Rich Hofmann: Eagles offense: The half and the half-not

November 13, 2009
  • Eagles' Donovan McNabb, Michael Vick and Leonard Weaver sit on the bench in the closing minute of the loss to Dallas Sunday.

THE NUMBERS HAVE tumbled, like water over the rocks. Not much more than a year ago, it was possible to write a column about how the notion that Donovan McNabb and the Eagles couldn't win a close game at the end was really an unfair rap. (I know, because I wrote just such a column after the Eagles lost that shootout last year in Dallas.) Now, though, it is entirely fair.

According to the people at footballoutsiders.com, the average NFL quarterback during a period they studied brought his team back 41 percent of the time when his team trailed by eight or fewer points in the fourth quarter. McNabb was hanging at 39 percent for his career, essentially the league average, after that Dallas game. But he and the Eagles' offense have now failed eight consecutive times since that game.

Story continues below.

McNabb and this offense are no longer essentially average. In close games, they are well below.

(Oh, you've heard?)

They confound you because there are days when McNabb and the Eagles look so good. Those are the days when they have a big talent advantage, or the days when Andy Reid and Marty Mornhinweg win the schematic battle. This offense front-runs like Secretariat.

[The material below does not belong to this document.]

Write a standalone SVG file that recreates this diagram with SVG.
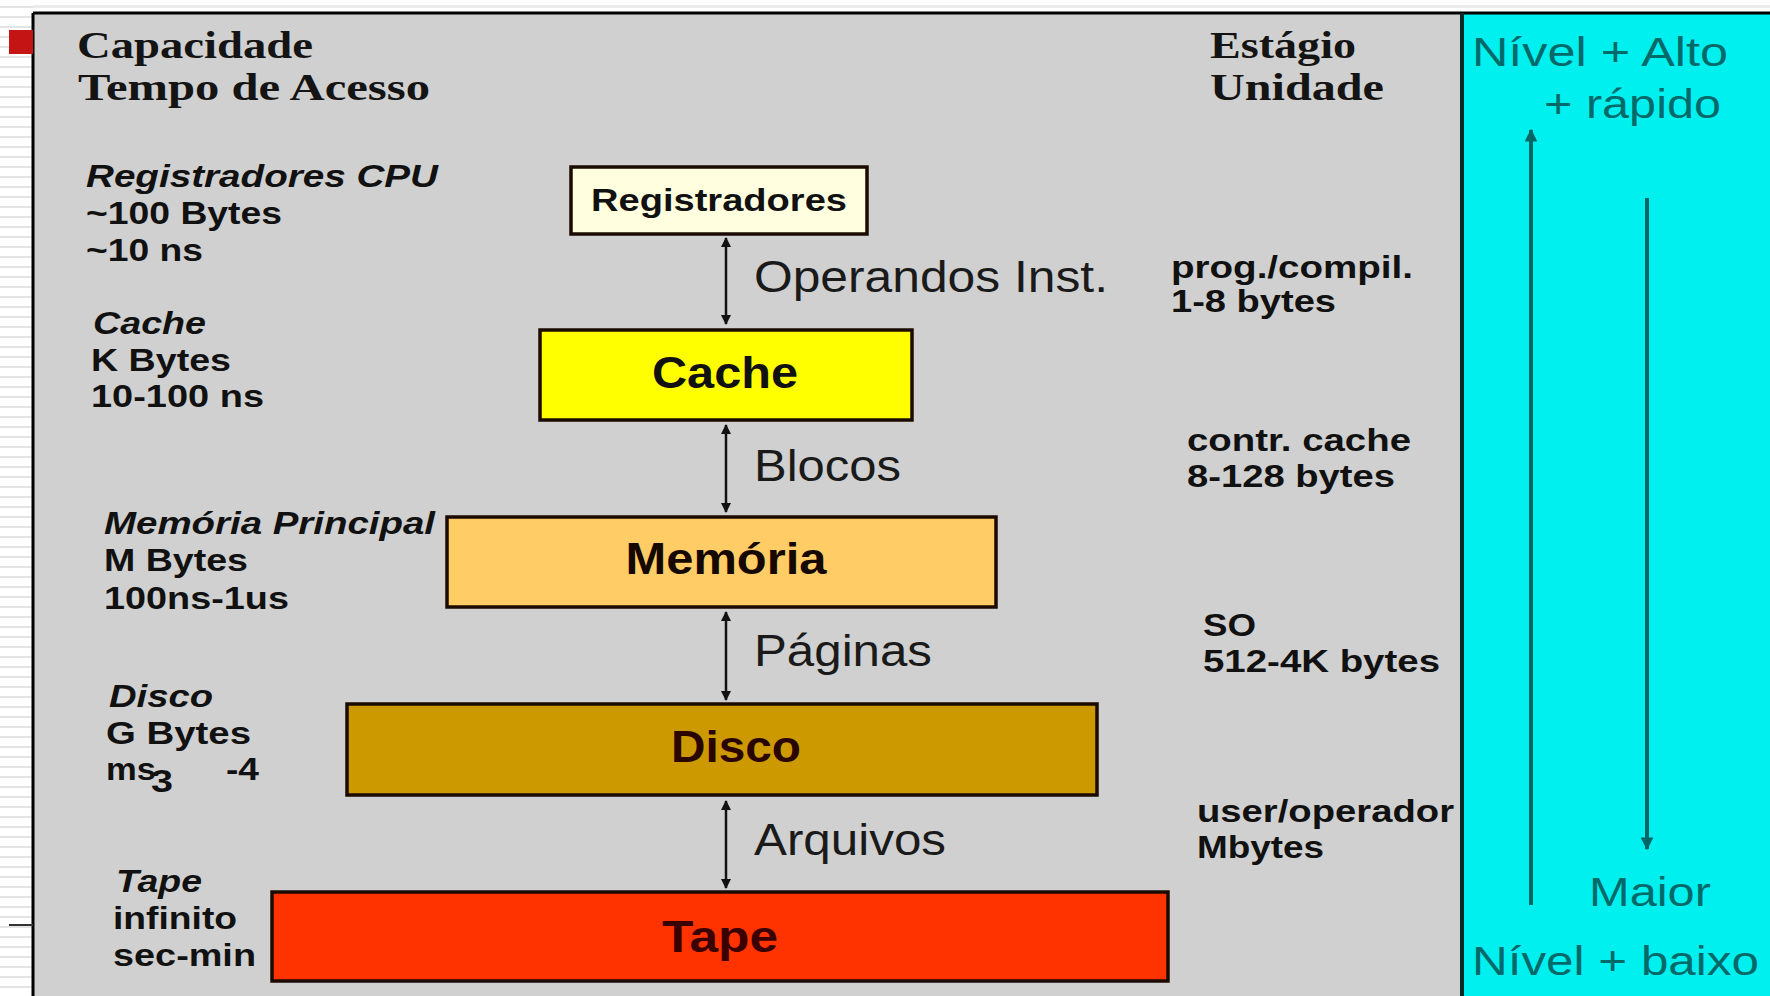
<svg xmlns="http://www.w3.org/2000/svg" width="1770" height="996" viewBox="0 0 1770 996">
<defs>
<pattern id="stripes" x="0" y="0" width="10" height="10" patternUnits="userSpaceOnUse">
<rect width="10" height="10" fill="#ffffff"/>
<rect y="6" width="10" height="2" fill="#e4e4e4"/>
</pattern>
<marker id="ah" viewBox="0 0 10 10" refX="9" refY="5" markerWidth="4" markerHeight="4" orient="auto-start-reverse" markerUnits="strokeWidth">
<path d="M0,0 L10,5 L0,10 z" fill="#111"/>
</marker>
<marker id="ahc" viewBox="0 0 10 10" refX="9" refY="5" markerWidth="3.2" markerHeight="3.2" orient="auto-start-reverse" markerUnits="strokeWidth">
<path d="M0,0 L10,5 L0,10 z" fill="#006666"/>
</marker>
</defs>
<style>
.hdr{font-family:"Liberation Serif","Times New Roman",serif;font-weight:bold;font-size:38px;fill:#141414}
.lbl{font-family:"Liberation Sans",Arial,sans-serif;font-weight:bold;font-size:32px;fill:#111}
.it{font-style:italic}
.conn{font-family:"Liberation Sans",Arial,sans-serif;font-size:44px;fill:#1a1a1a}
.box{stroke:#1a0a00;stroke-width:3.5}
.btxt{font-family:"Liberation Sans",Arial,sans-serif;font-weight:bold;text-anchor:middle}
.cy{font-family:"Liberation Sans",Arial,sans-serif;font-size:40px;fill:#006a6a}
.line{stroke:#111;stroke-width:2.5;fill:none}
.cline{stroke:#006666;stroke-width:4;fill:none}
</style>

<!-- background -->
<rect x="0" y="0" width="1770" height="996" fill="#ffffff"/>
<rect x="0" y="0" width="33" height="996" fill="url(#stripes)"/>
<rect x="33" y="5" width="1737" height="3" fill="#ececec"/>
<rect x="33" y="13" width="1737" height="983" fill="#d0d0d0"/>
<rect x="1462" y="13" width="308" height="983" fill="#00f0f0"/>
<line x1="33" y1="13" x2="1770" y2="13" stroke="#000" stroke-width="3"/>
<line x1="33" y1="13" x2="33" y2="996" stroke="#000" stroke-width="3"/>
<line x1="1462" y1="13" x2="1462" y2="996" stroke="#0a2a2a" stroke-width="4"/>
<rect x="9" y="30" width="24" height="24" fill="#c41414"/>
<line x1="9" y1="925" x2="33" y2="925" stroke="#333" stroke-width="2"/>

<!-- headers -->
<g id="headers">
<text class="hdr" x="77" y="58" textLength="236" lengthAdjust="spacingAndGlyphs">Capacidade</text>
<text class="hdr" x="78" y="100" textLength="352" lengthAdjust="spacingAndGlyphs">Tempo de Acesso</text>
<text class="hdr" x="1210" y="58" textLength="146" lengthAdjust="spacingAndGlyphs">Estágio</text>
<text class="hdr" x="1210" y="100" textLength="174" lengthAdjust="spacingAndGlyphs">Unidade</text>
</g>

<!-- left column -->
<g id="left-labels">
<text class="lbl it" x="86" y="187" textLength="352" lengthAdjust="spacingAndGlyphs">Registradores CPU</text>
<text class="lbl" x="86" y="224" textLength="196" lengthAdjust="spacingAndGlyphs">~100 Bytes</text>
<text class="lbl" x="86" y="261" textLength="117" lengthAdjust="spacingAndGlyphs">~10 ns</text>
<text class="lbl it" x="93" y="334" textLength="113" lengthAdjust="spacingAndGlyphs">Cache</text>
<text class="lbl" x="91" y="371" textLength="140" lengthAdjust="spacingAndGlyphs">K Bytes</text>
<text class="lbl" x="91" y="407" textLength="173" lengthAdjust="spacingAndGlyphs">10-100 ns</text>
<text class="lbl it" x="104" y="534" textLength="331" lengthAdjust="spacingAndGlyphs">Memória Principal</text>
<text class="lbl" x="104" y="571" textLength="144" lengthAdjust="spacingAndGlyphs">M Bytes</text>
<text class="lbl" x="104" y="609" textLength="185" lengthAdjust="spacingAndGlyphs">100ns-1us</text>
<text class="lbl it" x="109" y="707" textLength="104" lengthAdjust="spacingAndGlyphs">Disco</text>
<text class="lbl" x="106" y="744" textLength="145" lengthAdjust="spacingAndGlyphs">G Bytes</text>
<text class="lbl" x="106" y="780" textLength="50" lengthAdjust="spacingAndGlyphs">ms</text>
<text class="lbl" x="151" y="792" font-size="26" textLength="22" lengthAdjust="spacingAndGlyphs">3</text>
<text class="lbl" x="226" y="780" textLength="33" lengthAdjust="spacingAndGlyphs">-4</text>
<text class="lbl it" x="116" y="892" textLength="86" lengthAdjust="spacingAndGlyphs">Tape</text>
<text class="lbl" x="113" y="929" textLength="124" lengthAdjust="spacingAndGlyphs">infinito</text>
<text class="lbl" x="113" y="966" textLength="143" lengthAdjust="spacingAndGlyphs">sec-min</text>
</g>

<!-- right column -->
<g id="right-labels">
<text class="lbl" x="1171" y="278" textLength="242" lengthAdjust="spacingAndGlyphs">prog./compil.</text>
<text class="lbl" x="1171" y="312" textLength="165" lengthAdjust="spacingAndGlyphs">1-8 bytes</text>
<text class="lbl" x="1187" y="451" textLength="224" lengthAdjust="spacingAndGlyphs">contr. cache</text>
<text class="lbl" x="1187" y="487" textLength="208" lengthAdjust="spacingAndGlyphs">8-128 bytes</text>
<text class="lbl" x="1203" y="636" textLength="53" lengthAdjust="spacingAndGlyphs">SO</text>
<text class="lbl" x="1203" y="672" textLength="237" lengthAdjust="spacingAndGlyphs">512-4K bytes</text>
<text class="lbl" x="1197" y="822" textLength="257" lengthAdjust="spacingAndGlyphs">user/operador</text>
<text class="lbl" x="1197" y="858" textLength="127" lengthAdjust="spacingAndGlyphs">Mbytes</text>
</g>

<!-- nodes -->
<g id="node-registradores">
<rect class="box" x="571" y="167" width="296" height="67" fill="#ffffe0"/>
<text class="btxt" x="719" y="211" font-size="32" fill="#111" textLength="256" lengthAdjust="spacingAndGlyphs">Registradores</text>
</g>
<g id="node-cache">
<rect class="box" x="540" y="330" width="372" height="90" fill="#ffff00"/>
<text class="btxt" x="725" y="388" font-size="44" fill="#111" textLength="146" lengthAdjust="spacingAndGlyphs">Cache</text>
</g>
<g id="node-memoria">
<rect class="box" x="447" y="517" width="549" height="90" fill="#ffcc66"/>
<text class="btxt" x="726" y="574" font-size="44" fill="#140800" textLength="201" lengthAdjust="spacingAndGlyphs">Memória</text>
</g>
<g id="node-disco">
<rect class="box" x="347" y="704" width="750" height="91" fill="#cc9900"/>
<text class="btxt" x="736" y="762" font-size="44" fill="#2a0500" textLength="130" lengthAdjust="spacingAndGlyphs">Disco</text>
</g>
<g id="node-tape">
<rect class="box" x="272" y="892" width="896" height="89" fill="#ff3300"/>
<text class="btxt" x="720" y="952" font-size="44" fill="#3a0000" textLength="116" lengthAdjust="spacingAndGlyphs">Tape</text>
</g>

<!-- connectors -->
<g id="connectors">
<line class="line" x1="726" y1="238" x2="726" y2="324" marker-start="url(#ah)" marker-end="url(#ah)"/>
<line class="line" x1="726" y1="425" x2="726" y2="512" marker-start="url(#ah)" marker-end="url(#ah)"/>
<line class="line" x1="726" y1="612" x2="726" y2="700" marker-start="url(#ah)" marker-end="url(#ah)"/>
<line class="line" x1="726" y1="801" x2="726" y2="888" marker-start="url(#ah)" marker-end="url(#ah)"/>
<text class="conn" x="754" y="292" textLength="354" lengthAdjust="spacingAndGlyphs">Operandos Inst.</text>
<text class="conn" x="754" y="481" textLength="147" lengthAdjust="spacingAndGlyphs">Blocos</text>
<text class="conn" x="754" y="666" textLength="178" lengthAdjust="spacingAndGlyphs">Páginas</text>
<text class="conn" x="754" y="855" textLength="192" lengthAdjust="spacingAndGlyphs">Arquivos</text>
<line class="cline" x1="1531" y1="905" x2="1531" y2="130" marker-end="url(#ahc)"/>
<line class="cline" x1="1647" y1="198" x2="1647" y2="849" marker-end="url(#ahc)"/>
</g>

<!-- cyan panel texts -->
<g id="levels">
<text class="cy" x="1472" y="66" textLength="256" lengthAdjust="spacingAndGlyphs">Nível + Alto</text>
<text class="cy" x="1544" y="118" textLength="177" lengthAdjust="spacingAndGlyphs">+ rápido</text>
<text class="cy" x="1589" y="906" textLength="122" lengthAdjust="spacingAndGlyphs">Maior</text>
<text class="cy" x="1472" y="975" textLength="287" lengthAdjust="spacingAndGlyphs">Nível + baixo</text>
</g>
</svg>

It is the rest of the time, though, that leaves you groping for an explanation beyond the idea that they simply can't handle the close moments.

"It's kind of unique," Mornhinweg said. "I believe last year we were one of the very best in 2-minute, before the half, [and] I think this year we're one or two in 2-minute, before the half. We need to be as good at the end of the game in those situations as we are at the end of the half.

"Championship teams score a lot of points at the end of the half, so that's a good thing there and we need to be as good at the end of games."

Mornhinweg is a technician, and a fine one. He and Reid draw up some great stuff. He looks at it like a technician, like somebody looking at a machine, that it functions well in the pressure at the end of the half so it should be able to function well in the pressure of being behind in the fourth quarter.

But it hasn't translated. The situations have not been equivalent. Still, Mornhinweg presses on.

"We just need to be a little bit better, a little bit sharper at the end of the game," he said. "I've looked at all that in the offseason and during this season. We just have to play a little bit better late in the game."